My family is gathering for an open house and then, later, a family party. People are traveling from Colorado, Iowa, Illinois and New York to Michigan for the celebration. We are carefully planning the food, moving in extra tables and chairs, and planning airport runs.
It is easy to get caught up in the stories, the laughter, the food and the busyness. But while we play Family Jeopardy, have photo scavenger hunts, and watch kids connect to their extended family members, we want to intentionally talk about how God has been with us and faithful to his promises. Making room for explicit moments to reflect on God’s faithfulness in family celebrations is one way to build faith and to bring some of the rituals from our church life into our family life. At this celebration we will have a Bible out and ask family and friends to highlight passages and write their name in the margin of texts that are meaningful to them. This book will be around long after the cake is gone.
Last week, we celebrated the baptism of my granddaughter Elouise in Illinois. Our family gathered for a celebration and for food after the worship service. Our older granddaughter, who was baptized in my home church two years ago, received a baptism candle from the congregation.
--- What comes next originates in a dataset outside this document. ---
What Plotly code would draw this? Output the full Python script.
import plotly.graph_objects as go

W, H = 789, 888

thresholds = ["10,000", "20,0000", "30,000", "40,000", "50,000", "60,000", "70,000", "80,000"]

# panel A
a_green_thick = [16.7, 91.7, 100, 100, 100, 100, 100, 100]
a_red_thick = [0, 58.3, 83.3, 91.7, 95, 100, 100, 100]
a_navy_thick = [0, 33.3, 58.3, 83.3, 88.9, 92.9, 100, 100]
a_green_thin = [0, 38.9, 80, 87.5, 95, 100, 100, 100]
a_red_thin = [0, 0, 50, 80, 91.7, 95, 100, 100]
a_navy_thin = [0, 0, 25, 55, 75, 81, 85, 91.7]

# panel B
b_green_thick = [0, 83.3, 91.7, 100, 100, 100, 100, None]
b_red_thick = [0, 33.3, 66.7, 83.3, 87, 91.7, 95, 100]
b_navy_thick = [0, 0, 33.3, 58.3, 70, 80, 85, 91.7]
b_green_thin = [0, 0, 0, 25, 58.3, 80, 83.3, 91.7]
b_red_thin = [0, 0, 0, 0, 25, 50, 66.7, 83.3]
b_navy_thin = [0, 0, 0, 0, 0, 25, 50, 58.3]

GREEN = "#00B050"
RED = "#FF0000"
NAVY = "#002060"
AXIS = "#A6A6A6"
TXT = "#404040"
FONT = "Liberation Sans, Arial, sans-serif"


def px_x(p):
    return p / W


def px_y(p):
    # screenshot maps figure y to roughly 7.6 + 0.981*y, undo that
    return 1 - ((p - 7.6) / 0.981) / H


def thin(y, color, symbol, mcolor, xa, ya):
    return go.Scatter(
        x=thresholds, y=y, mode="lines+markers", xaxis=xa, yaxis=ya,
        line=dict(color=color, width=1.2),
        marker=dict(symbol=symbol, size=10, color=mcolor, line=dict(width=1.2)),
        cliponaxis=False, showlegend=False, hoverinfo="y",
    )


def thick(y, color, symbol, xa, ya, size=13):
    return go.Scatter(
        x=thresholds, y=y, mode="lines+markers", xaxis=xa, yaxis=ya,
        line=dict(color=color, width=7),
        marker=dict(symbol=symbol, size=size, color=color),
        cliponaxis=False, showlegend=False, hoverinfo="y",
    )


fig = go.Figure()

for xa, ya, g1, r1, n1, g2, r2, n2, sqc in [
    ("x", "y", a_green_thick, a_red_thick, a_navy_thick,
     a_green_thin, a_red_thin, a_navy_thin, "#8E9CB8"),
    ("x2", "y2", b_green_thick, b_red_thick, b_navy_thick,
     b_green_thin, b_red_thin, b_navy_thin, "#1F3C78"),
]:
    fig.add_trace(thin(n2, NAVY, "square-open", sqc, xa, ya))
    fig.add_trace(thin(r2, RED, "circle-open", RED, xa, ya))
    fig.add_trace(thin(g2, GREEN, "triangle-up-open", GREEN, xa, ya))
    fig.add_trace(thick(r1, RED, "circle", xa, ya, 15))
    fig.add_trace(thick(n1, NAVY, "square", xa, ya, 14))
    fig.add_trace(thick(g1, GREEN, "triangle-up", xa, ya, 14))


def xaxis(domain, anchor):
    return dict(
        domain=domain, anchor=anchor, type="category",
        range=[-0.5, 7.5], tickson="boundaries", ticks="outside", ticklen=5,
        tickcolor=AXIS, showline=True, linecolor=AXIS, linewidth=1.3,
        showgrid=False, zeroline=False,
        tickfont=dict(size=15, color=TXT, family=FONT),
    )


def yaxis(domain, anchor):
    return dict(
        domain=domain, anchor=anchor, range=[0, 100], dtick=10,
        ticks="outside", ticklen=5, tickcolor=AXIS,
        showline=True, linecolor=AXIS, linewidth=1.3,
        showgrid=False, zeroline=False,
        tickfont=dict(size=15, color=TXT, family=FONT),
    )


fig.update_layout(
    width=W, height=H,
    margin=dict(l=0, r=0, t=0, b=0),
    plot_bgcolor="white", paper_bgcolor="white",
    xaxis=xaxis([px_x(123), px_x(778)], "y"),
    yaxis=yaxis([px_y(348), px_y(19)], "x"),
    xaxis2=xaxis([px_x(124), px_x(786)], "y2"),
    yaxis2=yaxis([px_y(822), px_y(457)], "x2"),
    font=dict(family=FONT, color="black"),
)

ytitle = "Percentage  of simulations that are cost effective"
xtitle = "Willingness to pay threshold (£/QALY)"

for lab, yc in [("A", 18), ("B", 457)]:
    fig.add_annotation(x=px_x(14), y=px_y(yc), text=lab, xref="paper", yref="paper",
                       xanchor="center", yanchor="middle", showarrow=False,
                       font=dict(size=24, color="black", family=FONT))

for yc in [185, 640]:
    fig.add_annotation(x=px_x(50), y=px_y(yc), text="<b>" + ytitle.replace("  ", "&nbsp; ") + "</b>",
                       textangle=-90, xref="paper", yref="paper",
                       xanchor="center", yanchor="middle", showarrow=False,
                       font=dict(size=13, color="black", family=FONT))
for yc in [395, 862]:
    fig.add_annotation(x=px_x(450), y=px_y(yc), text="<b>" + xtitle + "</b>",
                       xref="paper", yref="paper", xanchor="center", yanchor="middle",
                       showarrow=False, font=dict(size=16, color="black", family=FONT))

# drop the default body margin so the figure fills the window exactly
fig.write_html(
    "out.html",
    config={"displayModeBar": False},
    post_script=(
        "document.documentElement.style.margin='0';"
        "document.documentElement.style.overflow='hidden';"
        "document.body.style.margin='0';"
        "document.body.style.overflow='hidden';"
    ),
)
Elouise’s church doesn’t do that so we purchased a baptism candle for her, lit it, and presented it for family devotions. By lighting the candle at home, we had a place and a space to once again hear God’s promises.
Both of these family gatherings were times of celebration. In one we celebrated God’s promises to a newborn, in the other we will recognize how God has been faithful in the long life of my mom. What a joy it is to be with family and to realize that when we gather, God is there with us.